Records with drawing code
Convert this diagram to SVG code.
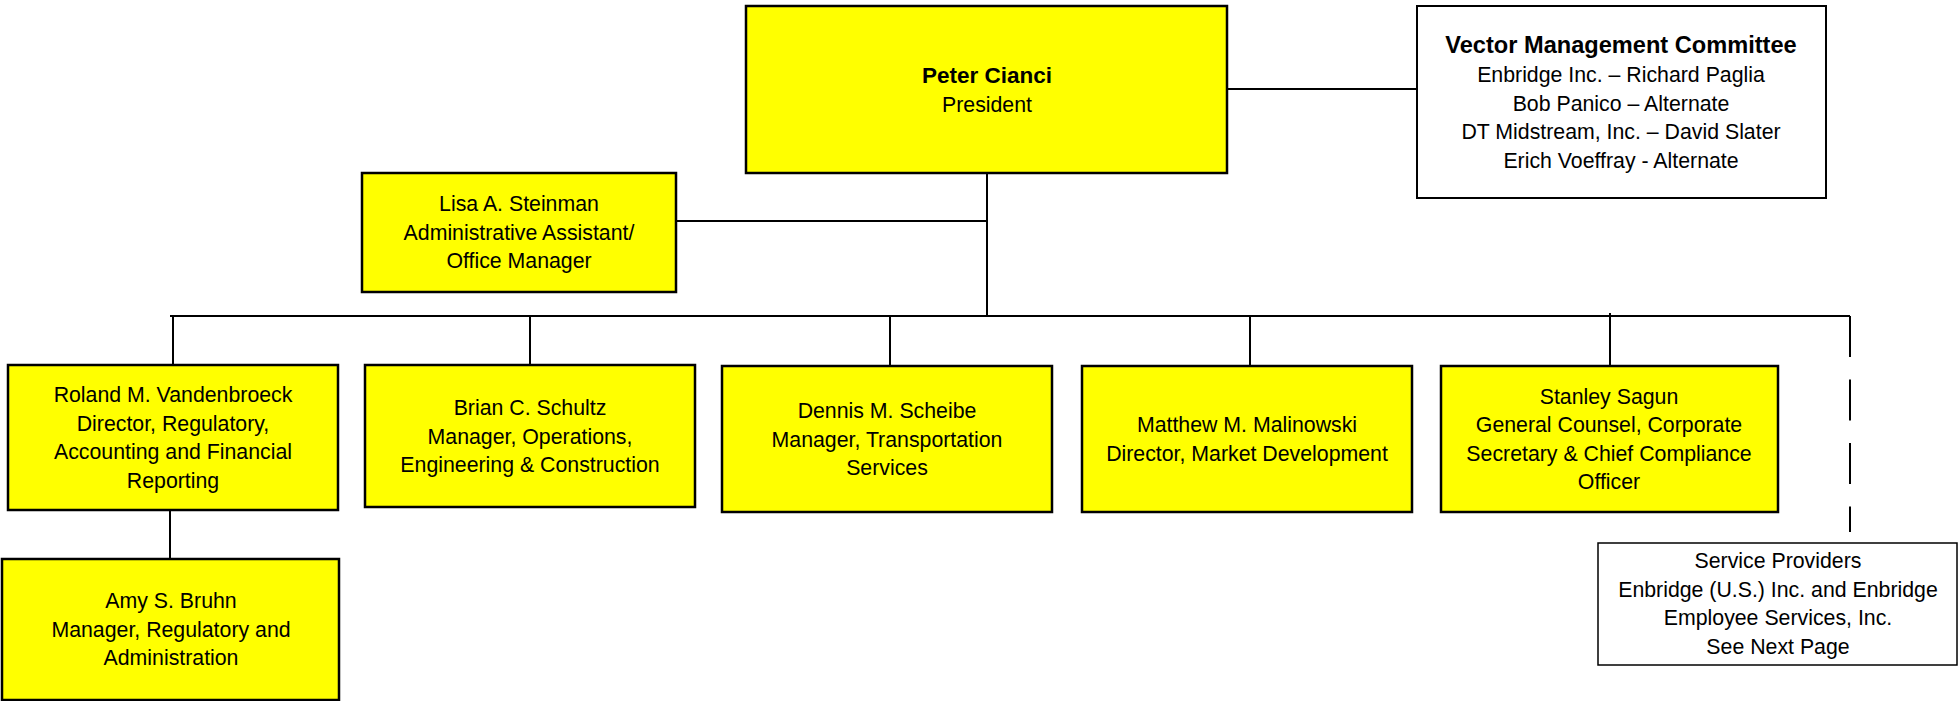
<svg xmlns="http://www.w3.org/2000/svg" width="1959" height="701" viewBox="0 0 1959 701">
<style>
.box{fill:#FFFF00;stroke:#000;stroke-width:2.5}
.wbox{fill:#fff;stroke:#000;stroke-width:2}
.ln{stroke:#000;stroke-width:2;fill:none}
text{font-family:"Liberation Sans",Arial,sans-serif;font-size:21.3px;fill:#000;text-anchor:middle}
.b{font-weight:bold;font-size:22.5px}
</style>
<rect width="1959" height="701" fill="#fff"/>
<g id="connectors">
<line class="ln" x1="1227" y1="89" x2="1417" y2="89"/>
<line class="ln" x1="987" y1="173" x2="987" y2="316"/>
<line class="ln" x1="676" y1="221" x2="987" y2="221"/>
<line class="ln" x1="170" y1="316" x2="1850" y2="316"/>
<line class="ln" x1="173" y1="316" x2="173" y2="365"/>
<line class="ln" x1="530" y1="316" x2="530" y2="365"/>
<line class="ln" x1="890" y1="316" x2="890" y2="366"/>
<line class="ln" x1="1250" y1="316" x2="1250" y2="366"/>
<line class="ln" x1="1610" y1="313" x2="1610" y2="366"/>
<line class="ln" x1="1850" y1="316" x2="1850" y2="532" stroke-dasharray="41 22.5"/>
<line class="ln" x1="170" y1="510" x2="170" y2="559"/>
</g>
<g id="president">
<rect class="box" x="746" y="6" width="481" height="167"/>
<text class="b" x="987" y="83">Peter Cianci</text>
<text x="987" y="112">President</text>
</g>
<g id="committee">
<rect class="wbox" x="1417" y="6" width="409" height="192"/>
<text class="b" x="1621" y="53" style="font-size:23.6px">Vector Management Committee</text>
<text x="1621" y="82">Enbridge Inc. – Richard Paglia</text>
<text x="1621" y="110.5">Bob Panico – Alternate</text>
<text x="1621" y="139">DT Midstream, Inc. – David Slater</text>
<text x="1621" y="167.5">Erich Voeffray - Alternate</text>
</g>
<g id="steinman">
<rect class="box" x="362" y="173" width="314" height="119"/>
<text x="519" y="211">Lisa A. Steinman</text>
<text x="519" y="239.5">Administrative Assistant/</text>
<text x="519" y="268">Office Manager</text>
</g>
<g id="vandenbroeck">
<rect class="box" x="8" y="365" width="330" height="145"/>
<text x="173" y="402">Roland M. Vandenbroeck</text>
<text x="173" y="430.5">Director, Regulatory,</text>
<text x="173" y="459">Accounting and Financial</text>
<text x="173" y="487.5">Reporting</text>
</g>
<g id="schultz">
<rect class="box" x="365" y="365" width="330" height="142"/>
<text x="530" y="415">Brian C. Schultz</text>
<text x="530" y="443.5">Manager, Operations,</text>
<text x="530" y="472">Engineering &amp; Construction</text>
</g>
<g id="scheibe">
<rect class="box" x="722" y="366" width="330" height="146"/>
<text x="887" y="418">Dennis M. Scheibe</text>
<text x="887" y="446.5">Manager, Transportation</text>
<text x="887" y="475">Services</text>
</g>
<g id="malinowski">
<rect class="box" x="1082" y="366" width="330" height="146"/>
<text x="1247" y="432">Matthew M. Malinowski</text>
<text x="1247" y="460.5">Director, Market Development</text>
</g>
<g id="sagun">
<rect class="box" x="1441" y="366" width="337" height="146"/>
<text x="1609" y="403.5">Stanley Sagun</text>
<text x="1609" y="432">General Counsel, Corporate</text>
<text x="1609" y="460.5">Secretary &amp; Chief Compliance</text>
<text x="1609" y="489">Officer</text>
</g>
<g id="bruhn">
<rect class="box" x="2" y="559" width="337" height="141"/>
<text x="171" y="608">Amy S. Bruhn</text>
<text x="171" y="636.5">Manager, Regulatory and</text>
<text x="171" y="665">Administration</text>
</g>
<g id="service-providers">
<rect class="wbox" x="1598" y="543" width="359" height="122" style="stroke-width:1.5"/>
<text x="1778" y="568">Service Providers</text>
<text x="1778" y="596.5">Enbridge (U.S.) Inc. and Enbridge</text>
<text x="1778" y="625">Employee Services, Inc.</text>
<text x="1778" y="653.5">See Next Page</text>
</g>
</svg>
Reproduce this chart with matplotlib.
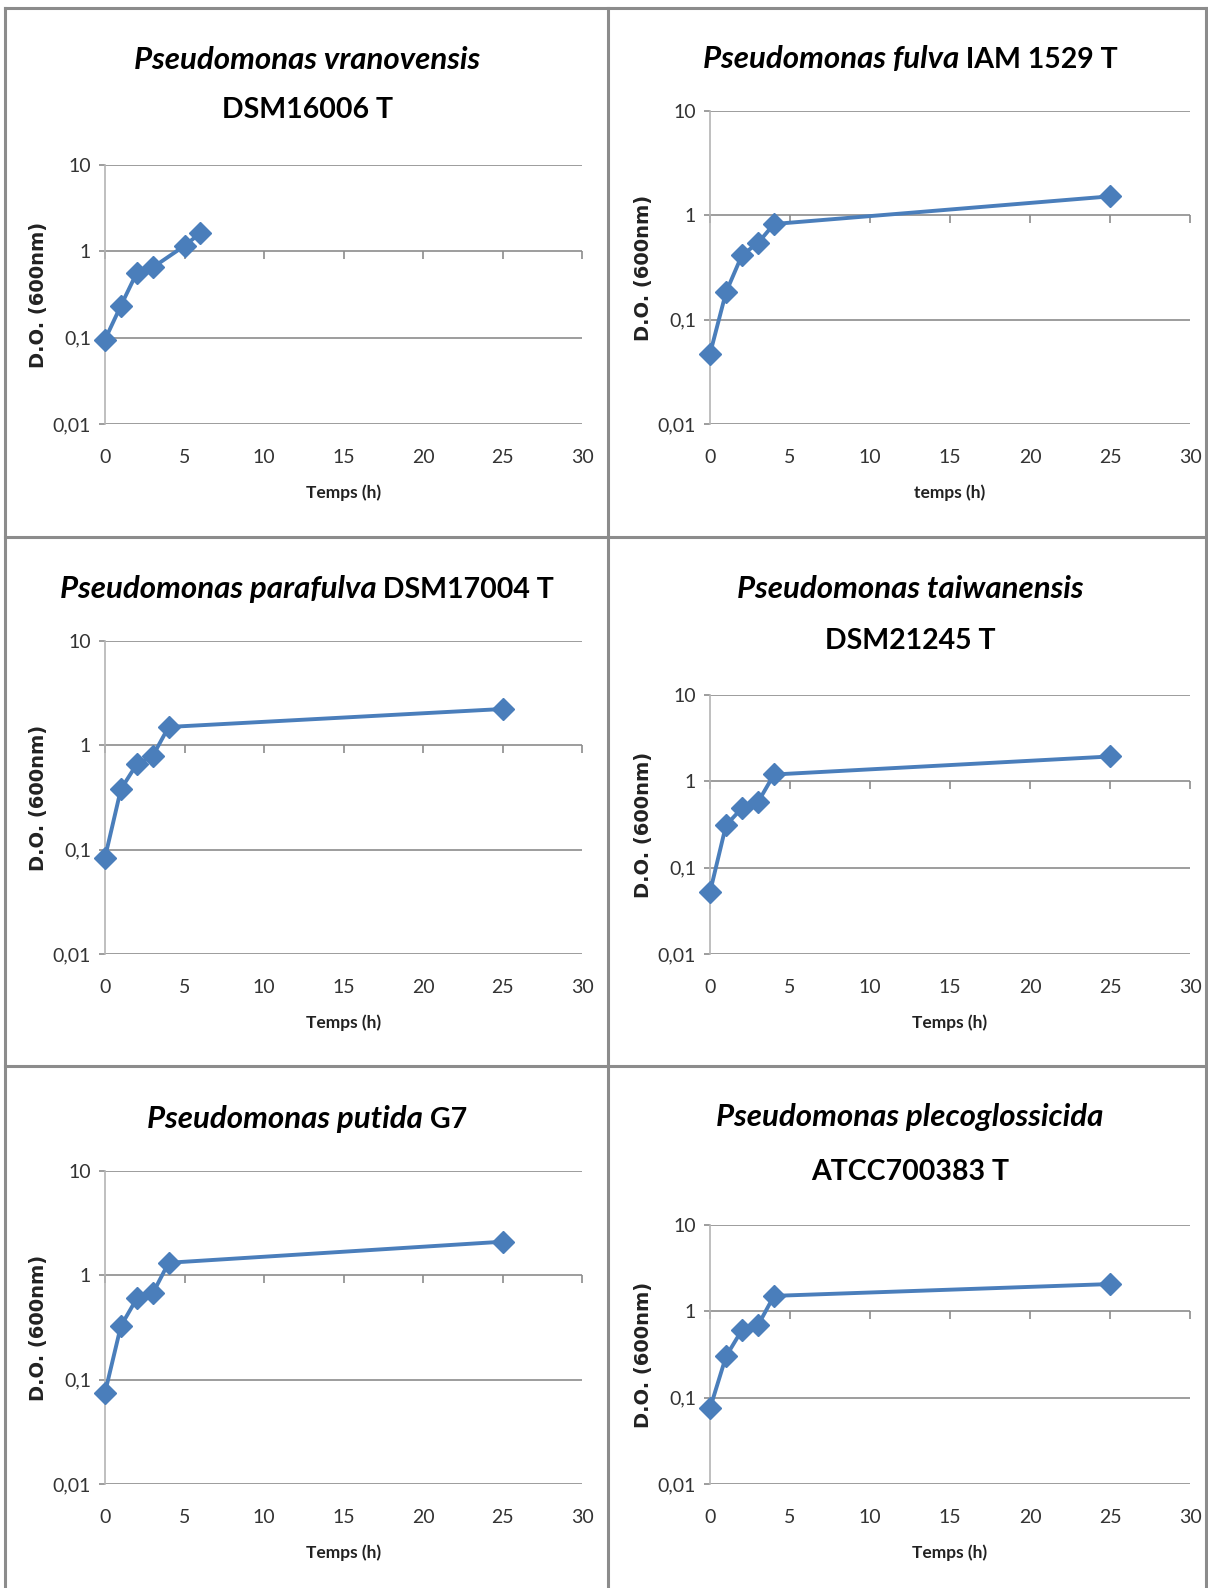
import matplotlib
matplotlib.use('Agg')
import matplotlib.pyplot as plt
from matplotlib.lines import Line2D
from matplotlib.ticker import NullLocator

W, H = 1208, 1588

# data (OD 600nm vs hours)
hours_short = [0, 1, 2, 3, 5, 6]
hours_long = [0, 1, 2, 3, 4, 25]

od_vranovensis = [0.095, 0.235, 0.565, 0.65, 1.16, 1.63]
od_fulva = [0.047, 0.183, 0.416, 0.543, 0.826, 1.52]
od_parafulva = [0.084, 0.38, 0.66, 0.79, 1.5, 2.23]
od_taiwanensis = [0.052, 0.31, 0.49, 0.575, 1.2, 1.94]
od_putida = [0.075, 0.327, 0.60, 0.67, 1.32, 2.1]
od_plecoglossicida = [0.075, 0.30, 0.61, 0.69, 1.51, 2.07]

xticks = [0, 5, 10, 15, 20, 25, 30]
yticks = [0.01, 0.1, 1, 10]
ytick_labels = ['0,01', '0,1', '1', '10']

BLUE = '#4a7ebb'
GRID = '#8c8c8c'
SPINE = '#b4b4b4'
NARROW = ['Lato', 'DejaVu Sans']

fig = plt.figure(figsize=(W / 100, H / 100), dpi=100)
renderer = fig.canvas.get_renderer()


def title_line(parts, xc, yc):
    # parts: list of (text, style); yc = vertical centre in px
    texts = []
    for s, style in parts:
        size = 22.5 if style == 'italic' else 20.5
        t = fig.text(0, 1 - (yc + 11) / H, s, fontsize=size, style=style,
                     weight='bold', family=NARROW, va='baseline', ha='left')
        texts.append(t)
    widths = [t.get_window_extent(renderer).width for t in texts]
    x = xc - sum(widths) / 2
    for t, w in zip(texts, widths):
        t.set_x(x / W)
        x += w


# (hours, od, title lines, title y's, title x, xlabel, axes box l,t,r,b)
panels = [
    (hours_short, od_vranovensis,
     [[('Pseudomonas vranovensis', 'italic')], [('DSM16006 T', 'normal')]],
     [58, 107], 307, 'Temps (h)', (105, 165, 582, 424)),
    (hours_long, od_fulva,
     [[('Pseudomonas fulva', 'italic'), (' IAM 1529 T', 'normal')]],
     [57], 910, 'temps (h)', (710, 111, 1190, 424)),
    (hours_long, od_parafulva,
     [[('Pseudomonas parafulva', 'italic'), (' DSM17004 T', 'normal')]],
     [587], 307, 'Temps (h)', (105, 641, 582, 954)),
    (hours_long, od_taiwanensis,
     [[('Pseudomonas taiwanensis', 'italic')], [('DSM21245 T', 'normal')]],
     [587, 638], 910, 'Temps (h)', (710, 695, 1190, 954)),
    (hours_long, od_putida,
     [[('Pseudomonas putida', 'italic'), (' G7', 'normal')]],
     [1117], 307, 'Temps (h)', (105, 1171, 582, 1484)),
    (hours_long, od_plecoglossicida,
     [[('Pseudomonas plecoglossicida', 'italic')], [('ATCC700383 T', 'normal')]],
     [1115, 1169], 910, 'Temps (h)', (710, 1225, 1190, 1484)),
]

for hours, od, tlines, tys, tx, xlab, (l, t, r, b) in panels:
    ax = fig.add_axes([l / W, 1 - b / H, (r - l) / W, (b - t) / H])
    ax.set_yscale('log')
    ax.plot(hours, od, color=BLUE, lw=2.8, marker='D', ms=11,
            mec=BLUE, mfc=BLUE, clip_on=False, zorder=5)
    ax.set_xlim(0, 30)
    ax.set_ylim(0.01, 10)
    ax.set_yticks(yticks)
    ax.set_yticklabels(ytick_labels)
    ax.yaxis.set_minor_locator(NullLocator())
    ax.set_xticks(xticks)
    ax.grid(axis='y', color=GRID, lw=1.2)
    ax.set_axisbelow(True)
    for s in ['top', 'right', 'bottom']:
        ax.spines[s].set_visible(False)
    ax.spines['left'].set_color(SPINE)
    ax.spines['left'].set_linewidth(1.2)
    ax.tick_params(axis='x', length=0, pad=18, labelsize=14, labelcolor='#333333')
    ax.tick_params(axis='y', length=4, width=1.2, color=GRID, pad=6,
                   labelsize=14, labelcolor='#333333')
    for lab in ax.get_xticklabels() + ax.get_yticklabels():
        lab.set_family(NARROW)

    # horizontal axis crosses at y = 1 (Excel style), ticks only
    sec = ax.secondary_xaxis(2 / 3)
    sec.set_xticks(xticks)
    sec.xaxis.set_ticks_position('bottom')
    sec.tick_params(length=6, width=1.2, color=GRID, labelbottom=False, labeltop=False)
    for sp in sec.spines.values():
        sp.set_visible(False)

    for lines_parts, ty in zip(tlines, tys):
        title_line(lines_parts, tx, ty)

    fig.text((l + r) / 2 / W, 1 - (b + 69) / H, xlab, fontsize=12.5, weight='bold',
             family=NARROW, ha='center', va='center', color='#222222')
    fig.text((l - 66) / W, 1 - (t + b) / 2 / H, 'D.O. (600nm)', fontsize=14,
             weight='bold', family='DejaVu Sans', rotation=90,
             ha='center', va='center', color='#222222')

# panel frames
frame = dict(color='#8c8c8c', lw=2.2, transform=fig.transFigure)
for y in [8, 537, 1066]:
    fig.add_artist(Line2D([5 / W, 1206 / W], [1 - y / H, 1 - y / H], **frame))
for x in [5, 608, 1206]:
    fig.add_artist(Line2D([x / W, x / W], [1 - 8 / H, 0], **frame))

fig.savefig('out.png', dpi=100)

| SHORT EXERCISE |
Nothing but the lines from the one containing "Reproduce this chart with matplotlib." through the one containing "W, H = 1208, 1588" should be written out, exactly and with both ends. Pictures are left out.

| RESULT |
Reproduce this chart with matplotlib.
import matplotlib
matplotlib.use('Agg')
import matplotlib.pyplot as plt
from matplotlib.lines import Line2D
from matplotlib.ticker import NullLocator

W, H = 1208, 1588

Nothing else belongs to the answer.